Seriously, these are *Ultrabooks*. Even budget Ultrabooks, based on premium name and reputation alone, should have higher quality display panels. The minimum entry price for an Ultrabook with a good display should not be $1000. Off the top of my head, I can think of a few very high quality Ultrabook displays—the Samsung Series 9 Ultras (starting at $1300), the Zenbook Primes (starting at $1050), the Vizio CT15 (starting at $1000), and I guess the HP Envy Spectre 14 ($1399) display is good enough to count here too.

If ASUS can ship an IPS panel with an 850:1 contrast ratio in a $199 tablet, laptop vendors can find it within themselves to put decent panels into their midrange $800 Ultrabooks. And for a company like Toshiba who already has a lot of experience shipping high quality display panels in low cost devices through three generations of tablet devices, it’s quite disappointing to see the lack of emphasis on notebook display quality. Let's hope Windows 8 changes that.

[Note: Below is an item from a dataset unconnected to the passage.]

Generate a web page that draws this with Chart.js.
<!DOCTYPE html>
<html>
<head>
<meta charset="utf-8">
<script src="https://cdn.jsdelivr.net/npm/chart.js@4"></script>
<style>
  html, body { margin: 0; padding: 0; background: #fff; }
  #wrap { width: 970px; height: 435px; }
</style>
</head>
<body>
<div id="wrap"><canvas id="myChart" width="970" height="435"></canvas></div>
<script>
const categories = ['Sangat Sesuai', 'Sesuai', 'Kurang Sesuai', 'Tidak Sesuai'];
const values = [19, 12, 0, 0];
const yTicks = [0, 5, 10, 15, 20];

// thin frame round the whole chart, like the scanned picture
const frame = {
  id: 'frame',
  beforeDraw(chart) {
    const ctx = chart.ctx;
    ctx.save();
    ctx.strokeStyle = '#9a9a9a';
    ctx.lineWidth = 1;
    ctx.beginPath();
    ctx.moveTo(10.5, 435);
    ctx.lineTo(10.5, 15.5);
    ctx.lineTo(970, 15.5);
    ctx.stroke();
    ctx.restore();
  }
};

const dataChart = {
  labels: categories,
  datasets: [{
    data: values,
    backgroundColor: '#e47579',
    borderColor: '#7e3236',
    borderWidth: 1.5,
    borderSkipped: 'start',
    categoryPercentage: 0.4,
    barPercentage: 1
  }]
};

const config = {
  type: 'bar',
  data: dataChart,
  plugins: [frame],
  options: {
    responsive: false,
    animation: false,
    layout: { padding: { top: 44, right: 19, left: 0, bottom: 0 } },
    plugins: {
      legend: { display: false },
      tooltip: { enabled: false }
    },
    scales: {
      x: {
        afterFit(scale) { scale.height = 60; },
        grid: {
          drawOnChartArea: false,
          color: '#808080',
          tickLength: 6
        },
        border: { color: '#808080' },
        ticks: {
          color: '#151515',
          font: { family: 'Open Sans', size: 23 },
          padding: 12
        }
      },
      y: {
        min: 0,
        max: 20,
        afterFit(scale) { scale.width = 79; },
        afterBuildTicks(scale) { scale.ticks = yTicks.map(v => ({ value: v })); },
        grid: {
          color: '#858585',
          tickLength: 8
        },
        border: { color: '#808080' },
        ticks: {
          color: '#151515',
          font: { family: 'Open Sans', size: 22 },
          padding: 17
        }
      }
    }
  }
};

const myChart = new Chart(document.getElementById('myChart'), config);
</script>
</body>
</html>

Toshiba’s Satellite U845 is a bit of a mixed bag. They ended up with a pretty solid notebook from a design point of view, which is an encouraging step in the right direction for Toshiba. I’m very hopeful that the level of design and build quality found in their tablets and Ultrabooks will trickle down to the rest of Toshiba’s lineup, and having a well designed Satellite is the first sign of that happening.

But I do have some significant concerns here, though a lot of them aren’t isolated to the U845. The display panel quality is utterly mediocre, the bloatware is blatant nonsense in this day and age, and for a supposedly budget system, $749 is not that inexpensive (especially for the configuration that amount buys you). It’s not a bad system, but it doesn’t do enough to justify the price. I’d rather have something along the lines of Sony’s VAIO T13, a system that’s thinner, lighter, and better designed, with better battery life and a not quite as bad display.

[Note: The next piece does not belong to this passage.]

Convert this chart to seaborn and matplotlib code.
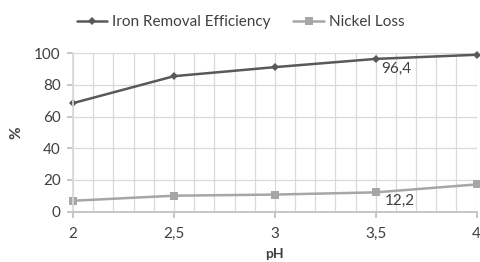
import matplotlib
matplotlib.use("Agg")
import matplotlib.pyplot as plt
import seaborn as sns
import pandas as pd
import numpy as np
from matplotlib.ticker import MultipleLocator, FuncFormatter

ph = [2, 2.5, 3, 3.5, 4]
iron = [68.5, 85.5, 91.2, 96.4, 99.0]
nickel = [6.9, 10.1, 10.8, 12.2, 17.2]
series_names = ["Iron Removal Efficiency", "Nickel Loss"]

sns.set_theme(style="white")
plt.rcParams['font.family'] = ['Lato', 'DejaVu Sans']

df = pd.DataFrame({
    "pH": ph * 2,
    "val": iron + nickel,
    "series": [series_names[0]] * len(ph) + [series_names[1]] * len(ph),
})

fig = plt.figure(figsize=(4.81, 2.62), dpi=100)
ax = fig.add_axes([0.152, 0.192, 0.839, 0.605])

palette = {series_names[0]: "#595959", series_names[1]: "#A6A6A6"}
markers = {series_names[0]: "D", series_names[1]: "s"}
sns.lineplot(data=df, x="pH", y="val", hue="series", style="series",
             palette=palette, markers=markers, dashes=False, ax=ax,
             linewidth=1.8, markersize=6, markeredgewidth=0, legend=True)
for line in ax.get_lines():
    line.set_clip_on(False)
    if line.get_marker() == "D":
        line.set_markersize(4.5)

ax.set_xlim(2, 4)
ax.set_ylim(0, 100)
ax.xaxis.set_major_locator(MultipleLocator(0.5))
ax.xaxis.set_minor_locator(MultipleLocator(0.1))
ax.yaxis.set_major_locator(MultipleLocator(20))
fmt = FuncFormatter(lambda v, p: ("%g" % v).replace(".", ","))
ax.xaxis.set_major_formatter(fmt)
ax.grid(True, which="both", axis="x", color="#D9D9D9", linewidth=0.9)
ax.grid(True, which="major", axis="y", color="#D9D9D9", linewidth=0.9)
ax.set_axisbelow(True)
for s in ["top", "right"]:
    ax.spines[s].set_visible(False)
ax.spines["left"].set_color("#D9D9D9")
ax.spines["bottom"].set_color("#BFBFBF")
ax.tick_params(axis="both", which="major", length=4, color="#BFBFBF",
               labelsize=11, labelcolor="#404040", direction="out", pad=5)
ax.tick_params(axis="x", which="major", bottom=True, pad=7)
ax.tick_params(axis="y", which="major", left=True)
ax.tick_params(axis="x", which="minor", bottom=False)

ax.set_xlabel("pH", fontsize=10, fontweight="bold", color="#404040", labelpad=5)
ax.set_ylabel("%", fontsize=11, fontweight="bold", color="#404040", labelpad=8)

ax.annotate(("%g" % iron[3]).replace(".", ","), (ph[3], iron[3]), xytext=(3.6, -7.5),
            textcoords="offset points", fontsize=11, color="#404040", va="center")
ax.annotate(("%g" % nickel[3]).replace(".", ","), (ph[3], nickel[3]), xytext=(6.5, -6),
            textcoords="offset points", fontsize=11, color="#404040", va="center")

leg = ax.legend(loc="center", bbox_to_anchor=(0.5, 0.915), bbox_transform=fig.transFigure,
                ncol=2, frameon=False, fontsize=11, handlelength=2.0,
                columnspacing=1.5, handletextpad=0.3)
for t in leg.get_texts():
    t.set_color("#404040")

fig.savefig("out.png", dpi=100)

I want to see this type of notebook, or something along the lines of this spec (say, the Samsung Series 5 NP530-U3C/U4C, the HP ENVY 4-1030us), end up around $600, instead of $800. And as fate would have it, that's exactly what we're seeing with the current price rebates. If those hold up, $600 for the U845-S406 is at least reasonable, and it goes a long way towards excusing the kind of display and other cost-related compromises found in the U845. It makes this a budget laptop that's actually priced like a budget system.

Initially, the U845 left me a bit disappointed. I wish that more companies would pay attention to the overall end user experience, the same way that manufacturers approach serious smartphone and tablet products, and the way ASUS is doing with their Zenbook systems. I'm not saying that every system needs to be super thin or supremely powerful; obviously, at certain price points it just isn't possible to create a mind-blowing system. But even at low to midrange price points, it's worth paying attention to the minor details that can affect the overall experience. Toshiba clearly knows this, as shown by their Excite line of tablets, which makes it all the more plexing why they can't do it with their portable PC products. It’s about time something legitimately shook up the notebook industry.

In the meantime, street pricing of the U845 is about $280 less than the MSRP, and that makes the product viable. If you're in the market for an Ultrabook but don't want to spend a lot, this is the sort of compromise you end up with. It won't win any awards, but after uninstalling all the bloatware you end up with a reasonable thin and light laptop.